Sure, 17 percent of American Jews are opposed to the Middle East peace process - just as 18 percent of American Jews are opposed to equal rights for gays and lesbians, 22 percent of American Jews thought that Sarah Palin should have been the Vice President, and there are even some of us who think there should be segregation on public transportation. But Democratic politicians have no obligation to kowtow to these forces of reaction, the very most closed-minded minority of my people - because they're Republicans. The DNC ought to accept this reality, move on, and campaign to the vast majority of Jewish voters who support a U.S.-brokered peace process.

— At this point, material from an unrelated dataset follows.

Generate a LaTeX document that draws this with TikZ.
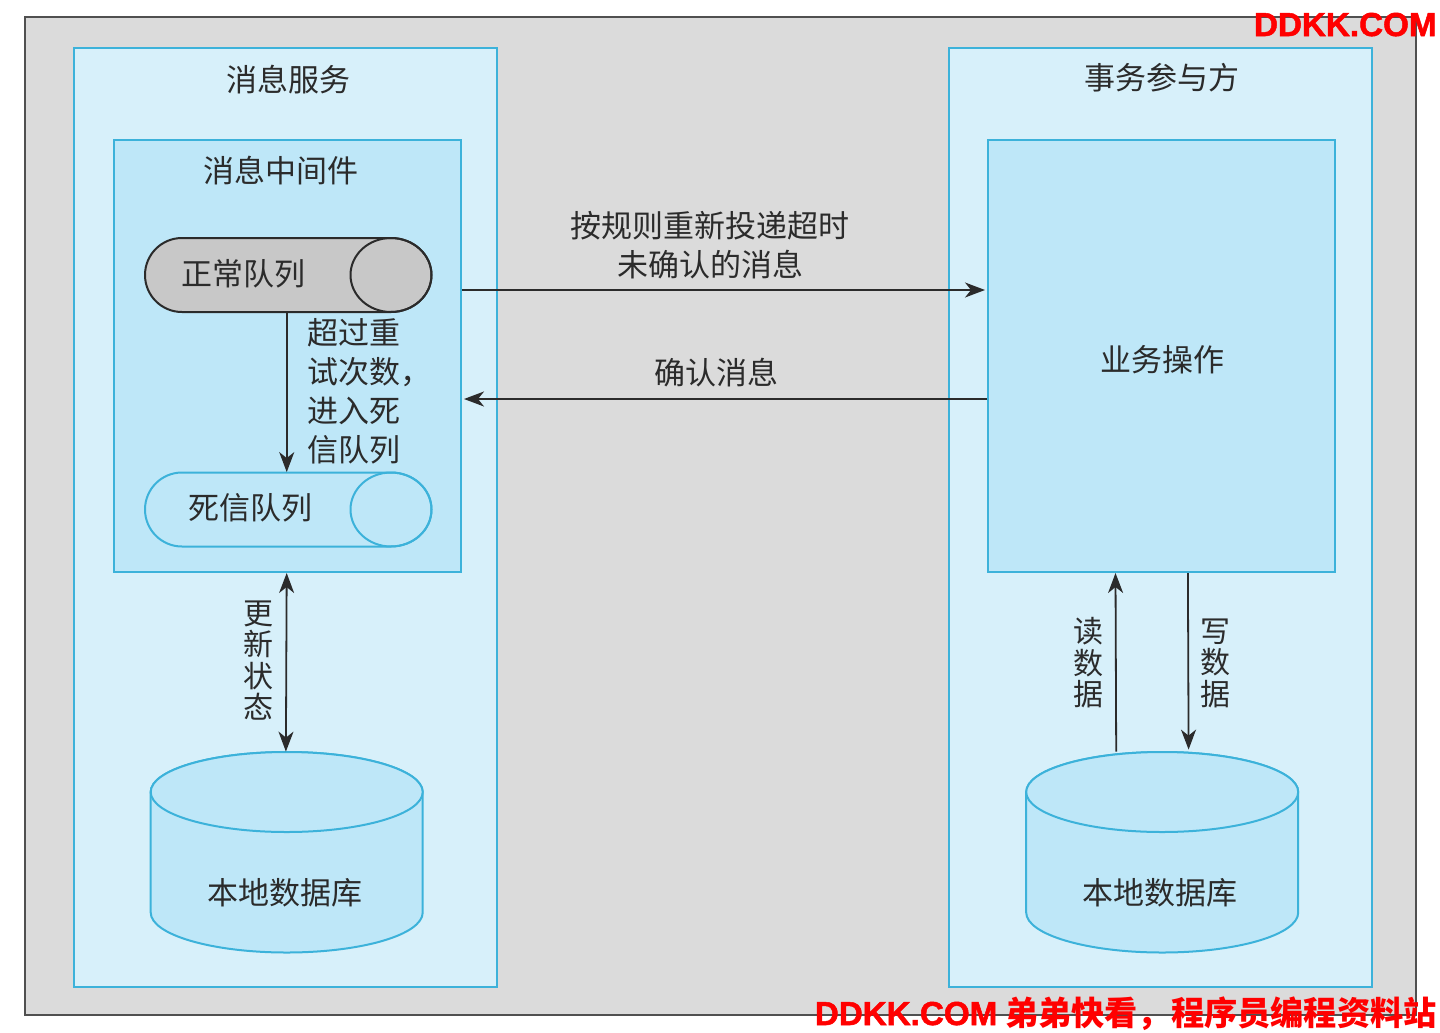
\documentclass[tikz,border=0pt]{standalone}
\usepackage{fontspec}
\setmainfont{Noto Sans CJK SC}
\newfontfamily\wmlatin{Liberation Sans}[FakeBold=1.5]
\usetikzlibrary{arrows.meta,fit}
\definecolor{outerfill}{HTML}{DBDBDB}
\definecolor{outerline}{HTML}{505050}
\definecolor{panelfill}{HTML}{D7F0FA}
\definecolor{panelline}{HTML}{3CB2DA}
\definecolor{innerfill}{HTML}{BEE7F8}
\definecolor{queuegray}{HTML}{C8C8C8}
\definecolor{txt}{HTML}{2B2B2B}
\definecolor{wmred}{HTML}{FF0000}
\tikzset{
  panel/.style={draw=panelline, fill=panelfill, line width=1pt, inner sep=0pt},
  innerbox/.style={draw=panelline, fill=innerfill, line width=1pt, inner sep=0pt},
  ghost/.style={inner sep=0pt},
  lbl/.style={text=txt, font=\fontsize{15.5}{19.5}\selectfont, inner sep=0pt},
  vlbl/.style={text=txt, font=\fontsize{15}{15.75}\selectfont, inner sep=0pt, align=center},
  arr/.style={draw=txt, line width=0.9pt, -{Stealth[length=10pt,width=7.5pt,inset=3pt]}},
  arrb/.style={draw=txt, line width=0.9pt, {Stealth[length=10pt,width=7.5pt,inset=3pt]}-{Stealth[length=10pt,width=7.5pt,inset=3pt]}},
  dbshape/.style={draw=panelline, fill=innerfill, line width=1pt},
  wm/.style={text=wmred, inner sep=0pt, font=\fontsize{16.6}{18}\selectfont\bfseries}
}
\begin{document}
\begin{tikzpicture}[x=0.5pt,y=0.5pt]
\useasboundingbox (0,0) rectangle (1440,-1033);
\fill[white] (0,0) rectangle (1440,-1033);
% outer frame
\node[draw=outerline, fill=outerfill, line width=1.3pt, inner sep=0pt, fit={(25,-17) (1416,-1015)}] (frame) {};
% panels
\node[panel, fit={(74,-48) (497,-987)}] (ms) {};
\node[panel, fit={(949,-48) (1372,-987)}] (tp) {};
\node[lbl] (msT) at (288,-80) {消息服务};
\node[lbl] (tpT) at (1162,-78) {事务参与方};
% middleware box
\node[innerbox, fit={(114,-140) (461,-572)}] (mw) {};
\node[lbl] (mwT) at (281,-171) {消息中间件};
% business box
\node[innerbox, fit={(988,-140) (1335,-572)}] (biz) {};
\node[lbl] (bizT) at (1162,-360) {业务操作};
% normal queue
\filldraw[draw=txt, fill=queuegray, line width=1pt]
  (182,-238) -- (391,-238) arc[start angle=90, end angle=-90, x radius=40.5, y radius=37]
  -- (182,-312) arc[start angle=270, end angle=90, radius=37] -- cycle;
\draw[draw=txt, line width=1pt] (391,-275) ellipse[x radius=40.5, y radius=37];
\node[ghost, fit={(145,-238) (431.5,-312)}] (nq) {};
\node[lbl] (nqT) at (243,-274) {正常队列};
% dead letter queue
\filldraw[draw=panelline, fill=innerfill, line width=1pt]
  (182,-472.5) -- (391,-472.5) arc[start angle=90, end angle=-90, x radius=40.5, y radius=37]
  -- (182,-546.5) arc[start angle=270, end angle=90, radius=37] -- cycle;
\draw[draw=panelline, line width=1pt] (391,-509.5) ellipse[x radius=40.5, y radius=37];
\node[ghost, fit={(145,-472.5) (431.5,-546.5)}] (dq) {};
\node[lbl] (dqT) at (250,-508) {死信队列};
% databases
\filldraw[dbshape] (150.7,-792) -- (150.7,-912.5)
  arc[start angle=180, end angle=360, x radius=136, y radius=40]
  -- (422.7,-792) arc[start angle=0, end angle=180, x radius=136, y radius=40] -- cycle;
\draw[dbshape] (286.7,-792) ellipse[x radius=136, y radius=40];
\node[ghost, fit={(150.7,-752) (422.7,-952.5)}] (db1) {};
\node[lbl] (db1T) at (285,-893) {本地数据库};
\filldraw[dbshape] (1026.2,-792) -- (1026.2,-912.5)
  arc[start angle=180, end angle=360, x radius=136, y radius=40]
  -- (1298.2,-792) arc[start angle=0, end angle=180, x radius=136, y radius=40] -- cycle;
\draw[dbshape] (1162.2,-792) ellipse[x radius=136, y radius=40];
\node[ghost, fit={(1026.2,-752) (1298.2,-952.5)}] (db2) {};
\node[lbl] (db2T) at (1160,-893) {本地数据库};
% connectors
\draw[arr] ([xshift=-0.75pt]nq.south) -- ([xshift=-0.75pt]dq.north);
\node[lbl, align=left, anchor=west] (retryT) at (307,-391.5) {超过重\\试次数，\\进入死\\信队列};
\draw[arr] ([yshift=33pt]mw.east) -- ([yshift=33pt,xshift=-1pt]biz.west);
\node[lbl, align=center] (redeliverT) at (710,-245.5) {按规则重新投递超时\\未确认的消息};
\draw[arr] ([yshift=-21.5pt]biz.west) -- ([yshift=-21.5pt,xshift=1pt]mw.east);
\node[lbl] (ackT) at (716,-373) {确认消息};
\draw[arrb] ([xshift=-0.4pt]mw.south) -- ([xshift=-0.4pt]db1.north);
\node[vlbl] (updT) at (258,-660.5) {更\\新\\状\\态};
\draw[arr] ([xshift=-23pt]db2.north) -- ([xshift=-23pt]biz.south);
\node[vlbl] (readT) at (1088.5,-663) {读\\数\\据};
\draw[arr] ([xshift=13.2pt]biz.south) -- ([xshift=13.2pt,yshift=1pt]db2.north);
\node[vlbl] (writeT) at (1215,-663) {写\\数\\据};
% watermarks
\node[wm, anchor=base east] (wm1) at (1437,-36) {\wmlatin\bfseries DDKK.COM};
\node[wm, anchor=base east] (wm2) at (1437,-1025) {{\wmlatin\bfseries DDKK.COM} 弟弟快看，程序员编程资料站};
\end{tikzpicture}
\end{document}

Making peace in the Middle East is not a campaign liability which candidates ought to run away from – it is a badge of honor which Democratic Presidents ought to embrace. The legacy of Democratic administrations vis-à-vis Israel is not limited to Harry Truman’s recognition of the Jewish State in 1948. The greatest foreign policy achievements of Democratic administrations include Lyndon Johnson’s support for Resolution 242 in the United Nations, Jimmy Carter’s brokering of the Camp David Accords between Israel and Egypt, Bill Clinton’s facilitation of negotiations over the Israel-Jordan peace treaty and the Oslo Accords between Israel and the PLO. The majority of Jewish voters want to see Barack Obama live up to this long legacy of Democratic achievement and oversee peace negotiations leading to a two-state solution in which the nations of Israel and Palestine are living side by side, in peace and security. That’s the kind of change we can believe in.